L' ascension sera le beau morceau de la journée. Elle s' effectue en longue spirale d' est en ouest par le versant qui nous regarde. On suit le bord intérieur d' une large vire ascendante et fortement déversée. Ce plan de dalles inclinées dans deux sens à la fois, qui montent vers le ciel et chavirent dans I' abîme, et que ferme encore au sommet un mur infranchissable, c' est tout juste le genre de varappe qu' on pratique dans les cauchemars. Les Veveysans, sans aller voir de plus près, ont cru à son aspect que ce passage, utilisé par les premiers ascensionnistes, s' était modifié à la suite d' un éboulement. Ils ont cherché et trouvé ailleurs un chemin. Il faut croire que les aventures de la journée ont calmé notre imagination: malgré les airs méchants de l' endroit, nous attaquons et nous passons. Même le mur au sommet de la vire se laisse faire sans trop résister. Encore une traversée en pleine paroi, et nous débouchons au soleil dans une ébauche de grotte, un nid d' aigle sur le versant du Saint-Bernard. Quelle niche, pour un ermite dégoûté du monde!... Presque à la voûte, une cheminée s' échappe vers le sommet.

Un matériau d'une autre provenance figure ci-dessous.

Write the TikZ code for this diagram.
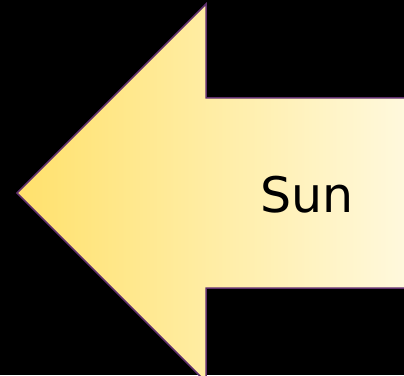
\documentclass[tikz,border=0pt]{standalone}
\usepackage{fontspec}
\setmainfont{DejaVu Sans}
\definecolor{arrowleft}{RGB}{255,225,108}
\definecolor{arrowright}{RGB}{255,249,222}
\definecolor{outline}{RGB}{96,48,110}
\tikzset{sunarrow/.style={draw=outline, line width=1.5pt, left color=arrowleft, right color=arrowright, line join=miter}}
\begin{document}
\begin{tikzpicture}[x=1pt,y=1pt]
\fill[black] (0,0) rectangle (404,375);
\useasboundingbox (0,0) rectangle (404,375);
\begin{scope}
\clip (0,0) rectangle (404,375);
\path[sunarrow] (17,182) -- (206,371) -- (206,277) -- (410,277) -- (410,87) -- (206,87) -- (206,-7) -- cycle;
\end{scope}
\node[font=\fontsize{49}{58}\selectfont, text=black] (sun) at (307,180) {Sun};
\end{tikzpicture}
\end{document}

... Pendant que mes camarades montent encore, la curiosité et la hâte - il est près de 4 heures - m' entraînent sur le versant opposé, dans la paroi de Panossière, par où les Veveysans doivent être montés. En arrivant au sommet, Robert me trouve déjà engagé quinze mètres plus bas dans une profonde cheminée qui paraît se prolonger jusqu' au pied de l' aiguille. Je lui crie de se décorder, et tandis que Georges monte à son tour dans sa cheminée, je continue à descendre dans la mienne. Cela marche à merveille. On me file de la corde, toute la corde, et j' atteins de la sorte à cinquante ou soixante mètres de profondeur. Alors je renvoie le filin. Libre et seul, je n' ai plus qu' à attendre, coincé entre les parois comme un fœtus dans le ventre de la montagne...

Seul, absorbé dans la contemplation du mur de pierre, dans la délectation du silence. De minute en minute, je lance un appel. Tout va bien là-haut. Tout va bien ici, malgré le tassement du corps suspendu sur le vide.

Voici enfin les souliers de Robert, puis toute sa personne jubilante, réconciliée avec la montagne et avec elle-même. Dès que je le puis, je me rattache, pressé d' aller regarder par-dessus la côte qui nous sépare de la voie de montée.Victoire! nous pouvons en quelques pas en atteindre les premiers, les plus faciles passages...

Vingt minutes plus tard, nous dévalions à grands pas le glacier que le gel commençait à durcir. Il était près de 5 heures, nous voulions rassurer le gardien, inquiet peut-être d' une si longue absence.

Là-haut, témoin de notre galopade, l' immense Epée, dans le ciel rougeoyant, semblait brandir sur notre dos le glaive de l' archange.